I’ve often joked with my daughter and girlfriends that it must be nice to be as confident as some of the men we encounter at work or school or in our everyday lives—men who are not at all extraordinary, but are absolutely convinced they are immensely smarter than we women, hampered with our vaginas and all. I think Naipaul more than proved Prose’s critique to be accurate.
I guess it should come as no surprise that the literary world treats male writers with more respect and affection. And it’s not just the male writers getting the accolades. Books that feature male protagonists are more likely to win literary awards. Because of this, the novelist Kamila Shamsie has suggested that 2018 be the year only women writers get published.
While women writers get overlooked and dismissed too easily, because it seems that writing chick lit is the worst thing a woman writer can do, I decided to find out exactly what books comprise chick lit and found a Chick Lit Fan Club. This club’s website lists its top 100 picks for the chick lit books women love. Not surprisingly, Bridget Jones’s Diary made the Number One spot. However, I admit to being a bit surprised to find Waiting to Exhale on this list, as well. I’ve always regarded that book and its subsequent movie to be about strong, talented women, who just happened to get involved with men along the way. I never viewed it as being a book about women looking for men. And while I’ve not read In Her Shoes, the movie is funny and wonderfully touching, showing how two sisters bridge their differences and their painful childhood and come together as best friends. The man part is secondary to the story.

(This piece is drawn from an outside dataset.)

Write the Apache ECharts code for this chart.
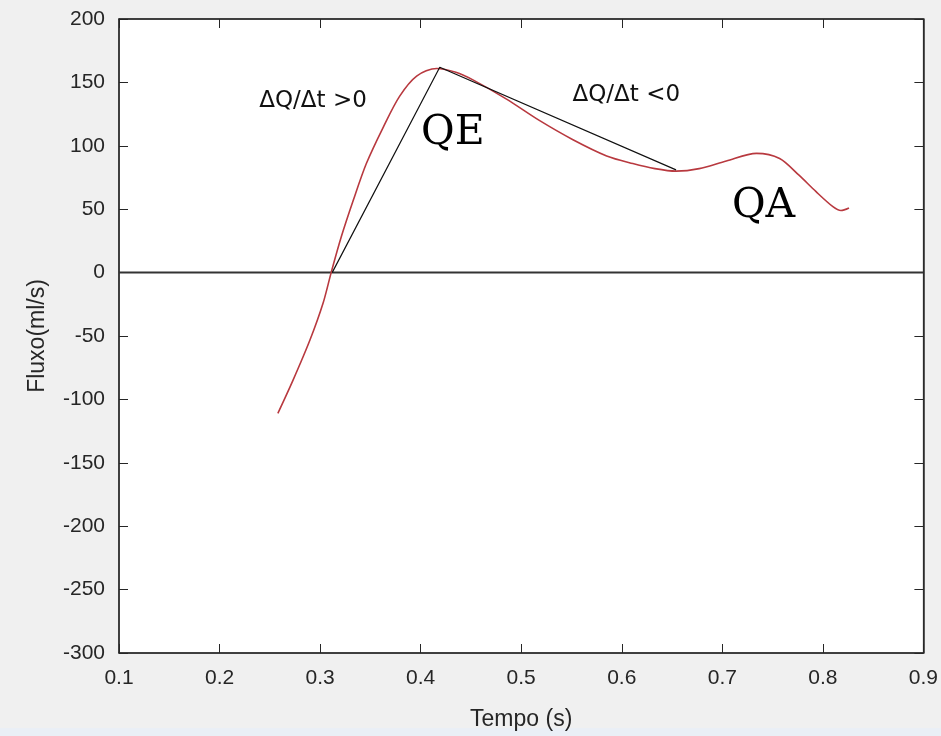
<!DOCTYPE html>
<html>
<head>
<meta charset="utf-8">
<script src="https://cdn.jsdelivr.net/npm/echarts@6/dist/echarts.min.js"></script>
<style>
  html, body { margin: 0; padding: 0; background: #f0f0f0; }
  #chart { width: 941px; height: 736px; }
</style>
</head>
<body>
<div id="chart"></div>
<script>
// curva de fluxo
var timeValues = [0.258, 0.273, 0.290, 0.303, 0.311, 0.321, 0.333, 0.346, 0.363, 0.379, 0.396, 0.416,
                  0.435, 0.452, 0.485, 0.518, 0.551, 0.585, 0.611, 0.633, 0.654, 0.677, 0.704, 0.734,
                  0.757, 0.776, 0.793, 0.810, 0.818, 0.826]
var flowValues = [-111, -85, -53, -24, 0, 28, 57, 86, 115, 139, 155, 161,
                  158, 152, 137, 120, 105, 92, 86, 82, 80, 82, 88, 94,
                  90, 77, 64, 52, 49, 51]

// retas de inclinacao
var slopeTimes = [0.312, 0.419, 0.654]
var slopeValues = [0, 162, 81]

// linha do zero
var zeroTimes = [0.1, 0.9]
var zeroValues = [0, 0]

// textos
var noteTexts = ['ΔQ/Δt >0', 'ΔQ/Δt <0', 'QE', 'QA']
var noteTimes = [0.293, 0.6045, 0.432, 0.741]
var noteValues = [135, 140, 110, 52.5]

function pairs(xs, ys) {
    var out = []
    for (var i = 0; i < xs.length; i++) {
        out.push([xs[i], ys[i]])
    }
    return out
}

var notes = []
for (var i = 0; i < noteTexts.length; i++) {
    var big = noteTexts[i].length == 2
    notes.push({
        value: [noteTimes[i], noteValues[i]],
        name: noteTexts[i],
        label: big ? {fontFamily: 'DejaVu Serif', fontSize: 41, color: '#000'}
                   : {fontFamily: 'DejaVu Sans', fontSize: 23, color: '#111'}
    })
}

var axisColor = '#262626'

var myChart = echarts.init(document.getElementById('chart'))

var option = {
    backgroundColor: '#f0f0f0',
    animation: false,
    graphic: [{
        type: 'rect',
        shape: {x: 0, y: 728, width: 941, height: 8},
        style: {fill: '#eaeff6'},
        silent: true
    }],
    grid: {
        left: 119,
        right: 17,
        top: 19,
        bottom: 83,
        show: true,
        backgroundColor: '#fff',
        borderColor: axisColor,
        borderWidth: 1
    },
    xAxis: [{
        type: 'value',
        min: 0.1,
        max: 0.9,
        interval: 0.1,
        position: 'bottom',
        name: 'Tempo (s)',
        nameLocation: 'middle',
        nameGap: 55,
        nameTextStyle: {fontFamily: 'Liberation Sans', fontSize: 23, color: axisColor},
        axisLine: {show: true, onZero: false, lineStyle: {color: axisColor, width: 1.5}},
        axisTick: {show: true, inside: true, length: 9, lineStyle: {color: axisColor}},
        axisLabel: {
            fontFamily: 'Liberation Sans', fontSize: 21, color: axisColor, margin: 15,
            formatter: function (v) { return v.toFixed(1) }
        },
        splitLine: {show: false}
    }, {
        type: 'value',
        min: 0.1,
        max: 0.9,
        interval: 0.1,
        position: 'top',
        axisLine: {show: true, onZero: false, lineStyle: {color: axisColor, width: 1.5}},
        axisTick: {show: true, inside: true, length: 9, lineStyle: {color: axisColor}},
        axisLabel: {show: false},
        splitLine: {show: false}
    }],
    yAxis: [{
        type: 'value',
        min: -300,
        max: 200,
        interval: 50,
        position: 'left',
        name: 'Fluxo(ml/s)',
        nameLocation: 'middle',
        nameGap: 70,
        nameTextStyle: {fontFamily: 'Liberation Sans', fontSize: 23, color: axisColor},
        axisLine: {show: true, onZero: false, lineStyle: {color: axisColor, width: 1.5}},
        axisTick: {show: true, inside: true, length: 9, lineStyle: {color: axisColor}},
        axisLabel: {fontFamily: 'Liberation Sans', fontSize: 21, color: axisColor, margin: 14},
        splitLine: {show: false}
    }, {
        type: 'value',
        min: -300,
        max: 200,
        interval: 50,
        position: 'right',
        axisLine: {show: true, onZero: false, lineStyle: {color: axisColor, width: 1.5}},
        axisTick: {show: true, inside: true, length: 9, lineStyle: {color: axisColor}},
        axisLabel: {show: false},
        splitLine: {show: false}
    }],
    series: [{
        type: 'line',
        data: pairs(zeroTimes, zeroValues),
        showSymbol: false,
        lineStyle: {color: '#333', width: 2},
        silent: true
    }, {
        type: 'line',
        data: pairs(timeValues, flowValues),
        smooth: 0.3,
        showSymbol: false,
        lineStyle: {color: '#b8393f', width: 1.6},
        z: 3
    }, {
        type: 'line',
        data: pairs(slopeTimes, slopeValues),
        showSymbol: false,
        lineStyle: {color: '#111', width: 1.2},
        z: 4
    }, {
        type: 'scatter',
        data: notes,
        symbolSize: 0,
        itemStyle: {opacity: 1},
        label: {show: true, position: 'inside', formatter: '{b}', textBorderWidth: 0},
        silent: true,
        z: 5
    }]
}

myChart.setOption(option)
</script>
</body>
</html>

This is not to say that there’s anything wrong with books that include women looking for men. I’ve not read Bridget Jones’s Diary, but my daughter tells me it’s funnier than the movie, and I adore the movie. I don’t find myself gravitating towards modern books that center around romance, but some of the classics, like Pride and Prejudice describe multiple romances, and I have to admit to being a Jane Austen fan (despite VS Naipaul’s dismissal of her writing). So, maybe we need to look more closely at whether a woman author has written a book that is interesting and well-written and disabuse this notion that men are the superior writers.
After all, there’s nothing wrong with women writers!